Ma allora è già il momento per tornare ad investire sulla borsa giapponese? Una risposta positiva fornirebbe utili spunti al risparmiatore domestico che in questo momento si deve confrontare con un panorama europeo anche esso vittima di un terremoto, pur se solo finanziario. L’azionario del Sol Levante potrebbe rappresentare una scelta alternativa allettante: lo scivolone in concomitanza del terremoto ne ha abbassato le quotazioni creando un margine potenziale di crescita maggiore rispetto a quello di Europa ed Usa. Se le borse dovessero decidere di ripartire quella nipponica potrebbe avere quindi una spazio di manovra superiore.
Il punto di partenza non è incoraggiante, il prodotto interno lordo reale giapponese del periodo gennaio-marzo si è contratto dello 0,9% sul trimestre precedente, pari a un calo annualizzato del 3,7%, ma le prospettive future non sono altrettanto deludenti e si sa che i mercati si muovono più sulle aspettative che sulla storia: secondo il ministro delle Politiche economiche Kaoru Yosano l’economia “ha la forza per riprendersi” e dovrebbe comunque espandersi intorno allo 0,6/0,7% nel corrente anno fiscale, che andrà a terminare a marzo 2012. E le cose dovrebbero andare ancora meglio nell’anno successivo. Secondo la Bank of Japan la ricostruzione permetterà alla ripresa di procedere ad un ritmo più veloce, fino al 2,9% nell’anno fiscale 2012.
Il terremoto ha anche avuto l’effetto di interrompere la deflazione che piagava l’economia da un biennio limitandone la crescita (tipici effetti della deflazione sono quelli di ritardare gli acquisti dei consumatori e gli investimenti delle aziende). Ad aprile i prezzi al consumo hanno fatto registrare il primo rialzo in 28 mesi con l’indice “core”, al netto di alimentari freschi, in progresso dello 0,6%, un segnale che permette alla Boj di prevedere per l’intero esercizio un’inflazione media dello 0,7%. Ecco quindi che il terremoto, drammatico per il costo in vite umane che ha imposto al paese, potrebbe rappresentare una sorta di big bang per l’economia, l’evento iniziatore di un nuovo corso positivo di crescita.
Storicamente la borsa giapponese si apprezza in corrispondenza di uno yen debole contro la moneta Usa (ma anche contro euro), per rendersene conto è sufficiente sovrapporre i grafici del Nikkei e quello del cambio dollaro yen e notare come le due curve tendano a seguire lo stesso percorso. Questo comportamento significa ovviamente che l’eventuale risultato positivo ottenuto dall’investitore domestico che compra strumenti legati all’azionario giapponese viene in parte ridotto dall’andamento del cambio. La volatilità delle azioni è tuttavia circa doppia rispetto a quella del cambio, quindi se la borsa si muove nella direzione giusta il risparmiatore è ragionevolmente certo di portare a casa un risultato netto positivo. Negli ultimi mesi la relazione inversa tra yen e Nikkei si è allentata, con il cambio stabile in un intorno dei 81/83 yen per dollaro e con un Nikkei invece in moderata crescita.

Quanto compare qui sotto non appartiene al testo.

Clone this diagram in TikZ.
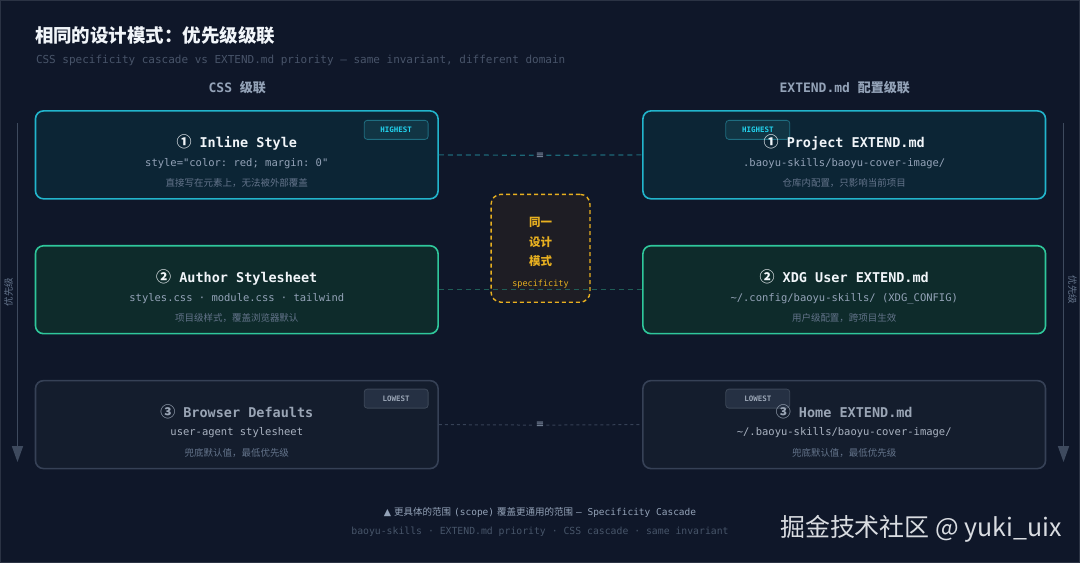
\documentclass[tikz,border=0pt]{standalone}
\usepackage{fontspec}
\setmainfont{DejaVu Sans}
\setmonofont{DejaVu Sans Mono}
\newfontfamily\cjk{Noto Sans CJK SC}
\newfontfamily\sym{DejaVu Sans}
\usetikzlibrary{arrows.meta}

\newcommand{\fs}[1]{\fontsize{#1}{#1}\selectfont}
\newcommand{\num}[1]{{\cjk\fontsize{15}{15}\selectfont #1}}

\tikzset{
  card/.style={rounded corners=8pt, line width=1.6pt, minimum width=403pt,
    minimum height=88pt, inner sep=0pt},
  cardTitle/.style={font=\ttfamily\bfseries\fs{13.5}, text=titleColour},
  cardPath/.style={font=\ttfamily\fs{10.5}, text=pathColour},
  cardNote/.style={font=\cjk\fs{9.5}, text=noteColour},
  badge/.style={rounded corners=3pt, line width=0.8pt, minimum width=64pt,
    minimum height=19pt, inner sep=0pt, font=\ttfamily\bfseries\fs{7.5}},
  eqmark/.style={font=\sym\fs{10}, text=pathColour, fill=bgColour, inner sep=2pt},
  prioArrow/.style={draw=arrowColour, line width=1.5pt, -{Triangle[width=11pt,length=16pt]}},
  prioLabel/.style={font=\cjk\fs{9.5}, text=noteColour}
}

\begin{document}
\begin{tikzpicture}[x=1pt,y=-1pt]
    \definecolor{bgColour}{HTML}{0F1729}
    \definecolor{frameColour}{HTML}{2B3344}
    \definecolor{titleColour}{HTML}{F1F5F9}
    \definecolor{subColour}{HTML}{485469}
    \definecolor{headColour}{HTML}{94A3B8}
    \definecolor{pathColour}{HTML}{94A3B8}
    \definecolor{noteColour}{HTML}{64748B}
    \definecolor{arrowColour}{HTML}{3E4A5E}
    \definecolor{topBorder}{HTML}{22B5CC}
    \definecolor{topFill}{HTML}{0C2535}
    \definecolor{midBorder}{HTML}{2FC79B}
    \definecolor{midFill}{HTML}{0E2B2B}
    \definecolor{lowBorder}{HTML}{364156}
    \definecolor{lowFill}{HTML}{141D2D}
    \definecolor{lowText}{HTML}{9AA5B5}
    \definecolor{hiBadgeFill}{HTML}{113544}
    \definecolor{hiBadgeDraw}{HTML}{1F6D80}
    \definecolor{hiBadgeText}{HTML}{22D3EE}
    \definecolor{loBadgeFill}{HTML}{253043}
    \definecolor{loBadgeDraw}{HTML}{3C4758}
    \definecolor{linkTop}{HTML}{1D6878}
    \definecolor{linkMid}{HTML}{1F5E57}
    \definecolor{linkLow}{HTML}{364156}
    \definecolor{goldColour}{HTML}{E8B020}
    \definecolor{goldFill}{HTML}{1E1D24}
    \definecolor{footColour}{HTML}{94A3B8}
    \definecolor{footDim}{HTML}{475569}
    \definecolor{wmColour}{HTML}{D9DCE1}

    % Background
    \fill[bgColour] (0,0) rectangle (1080,563);
    \draw[frameColour, line width=1pt] (0,0) rectangle (1080,563);
    \useasboundingbox (0,0) rectangle (1080,563);

    % Title and subtitle
    \node[anchor=west, text=titleColour, font=\cjk\bfseries\fs{18.5}] (title) at (31,35) {相同的设计模式：优先级级联};
    \node[anchor=west, text=subColour, font=\ttfamily\fs{11}] (subtitle) at (32,60) {CSS specificity cascade vs EXTEND.md priority — same invariant, different domain};

    % Column headers
    \node[text=headColour, font=\bfseries\fs{13}] (hCss) at (237,87) {\ttfamily CSS \cjk 级联};
    \node[text=headColour, font=\bfseries\fs{13}] (hExt) at (845,87) {\ttfamily EXTEND.md \cjk 配置级联};

    % Priority arrows
    \coordinate (lTop) at (17,123);
    \coordinate (lBot) at (17,462);
    \draw[prioArrow] (lTop) -- (lBot);
    \node[prioLabel, rotate=90] (lLab) at (8,292) {优先级};
    \coordinate (rTop) at (1064,123);
    \coordinate (rBot) at (1064,462);
    \draw[prioArrow] (rTop) -- (rBot);
    \node[prioLabel, rotate=-90] (rLab) at (1073,290) {优先级};

    % Cards: CSS column
    \node[card, draw=topBorder, fill=topFill] (inl) at (236.5,154.5) {};
    \node[card, draw=midBorder, fill=midFill] (aut) at (236.5,289.5) {};
    \node[card, draw=lowBorder, fill=lowFill] (brw) at (236.5,424.5) {};

    % Cards: EXTEND.md column
    \node[card, draw=topBorder, fill=topFill] (prj) at (844.5,154.5) {};
    \node[card, draw=midBorder, fill=midFill] (xdg) at (844.5,289.5) {};
    \node[card, draw=lowBorder, fill=lowFill] (hom) at (844.5,424.5) {};

    % Badges
    \node[badge, fill=hiBadgeFill, draw=hiBadgeDraw, text=hiBadgeText] (bInl) at (396,129.5) {HIGHEST};
    \node[badge, fill=hiBadgeFill, draw=hiBadgeDraw, text=hiBadgeText] (bPrj) at (758,129.5) {HIGHEST};
    \node[badge, fill=loBadgeFill, draw=loBadgeDraw, text=lowText] (bBrw) at (396,398.5) {LOWEST};
    \node[badge, fill=loBadgeFill, draw=loBadgeDraw, text=lowText] (bHom) at (758,398.5) {LOWEST};

    % Card texts: row 1
    \node[cardTitle] (tInl) at (236.5,142) {\num{①} Inline Style};
    \node[cardPath] (pInl) at (236.5,163) {style="color: red; margin: 0"};
    \node[cardNote] (nInl) at (236.5,183) {直接写在元素上，无法被外部覆盖};
    \node[cardTitle] (tPrj) at (844.5,142) {\num{①} Project EXTEND.md};
    \node[cardPath] (pPrj) at (844.5,163) {.baoyu-skills/baoyu-cover-image/};
    \node[cardNote] (nPrj) at (844.5,183) {仓库内配置，只影响当前项目};

    % Card texts: row 2
    \node[cardTitle] (tAut) at (236.5,277) {\num{②} Author Stylesheet};
    \node[cardPath] (pAut) at (236.5,298) {styles.css · module.css · tailwind};
    \node[cardNote] (nAut) at (236.5,318) {项目级样式，覆盖浏览器默认};
    \node[cardTitle] (tXdg) at (844.5,277) {\num{②} XDG User EXTEND.md};
    \node[cardPath] (pXdg) at (844.5,298) {\textasciitilde/.config/baoyu-skills/ (XDG\_CONFIG)};
    \node[cardNote] (nXdg) at (844.5,318) {用户级配置，跨项目生效};

    % Card texts: row 3
    \node[cardTitle, text=lowText] (tBrw) at (236.5,412) {\num{③} Browser Defaults};
    \node[cardPath, text=lowText!85!white] (pBrw) at (236.5,433) {user-agent stylesheet};
    \node[cardNote] (nBrw) at (236.5,453) {兜底默认值，最低优先级};
    \node[cardTitle, text=lowText] (tHom) at (844.5,412) {\num{③} Home EXTEND.md};
    \node[cardPath, text=lowText!85!white] (pHom) at (844.5,433) {\textasciitilde/.baoyu-skills/baoyu-cover-image/};
    \node[cardNote] (nHom) at (844.5,453) {兜底默认值，最低优先级};

    % Centre box
    \node[draw=goldColour, fill=goldFill, dashed, dash pattern=on 4pt off 3pt, line width=1.4pt,
          rounded corners=10pt, minimum width=99pt, minimum height=108pt] (same) at (540.5,248) {};
    \node[text=goldColour, font=\cjk\bfseries\fs{11.5}] (sA) at (540.5,222) {同一};
    \node[text=goldColour, font=\cjk\bfseries\fs{11.5}] (sB) at (540.5,242) {设计};
    \node[text=goldColour, font=\cjk\bfseries\fs{11.5}] (sC) at (540.5,261) {模式};
    \node[text=goldColour, font=\ttfamily\fs{8.5}] (sD) at (540.5,284) {specificity};

    % Links between the columns
    \node[eqmark] (eqTop) at (540,155) {≡};
    \node[eqmark] (eqLow) at (540,425) {≡};
    \draw[linkTop, line width=1.2pt, dash pattern=on 5pt off 4pt] (inl.east) -- (eqTop) -- (prj.west);
    \draw[linkMid, line width=1.2pt, dash pattern=on 5pt off 4pt] (aut.east) -- (xdg.west);
    \draw[linkLow, line width=1pt, dash pattern=on 3pt off 3pt] (brw.east) -- (eqLow) -- (hom.west);

    % Footer
    \node[text=footColour, font=\fs{9.5}] (foot) at (540,512)
        {{\sym ▲} {\cjk 更具体的范围} {\ttfamily (scope)} {\cjk 覆盖更通用的范围} {\ttfamily — Specificity Cascade}};
    \node[text=footDim, font=\ttfamily\fs{9.8}] (tags) at (540,532)
        {baoyu-skills · EXTEND.md priority · CSS cascade · same invariant};

    % Watermark
    \node[anchor=east, text=wmColour, font=\cjk\fs{25}] (wm) at (1066,529) {掘金技术社区 @ yuki\_uix};

\end{tikzpicture}
\end{document}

Difficile tuttavia credere fino in fondo alla prospettiva di un ulteriore incremento dei valori di borsa se anche il cambio non inizierà a mostrare un grafico in crescita, ovvero senza un yen cedente. Un segnale decisivo in favore dell’avvio di una fase di yen in calo contro dollaro Usa verrebbe al di sopra di area 85, top di aprile oltre il quale i prezzi potrebbero iniziare la correzione di tutta la discesa dai massimi di metà 2010. In caso di superamento anche di area 95 poi le possibilità di vedere salire ulteriormente le quotazioni sul grafico aumenterebbero considerevolmente, aprendo con buona probabilità la strada anche ad una fase di espansione duratura per la borsa.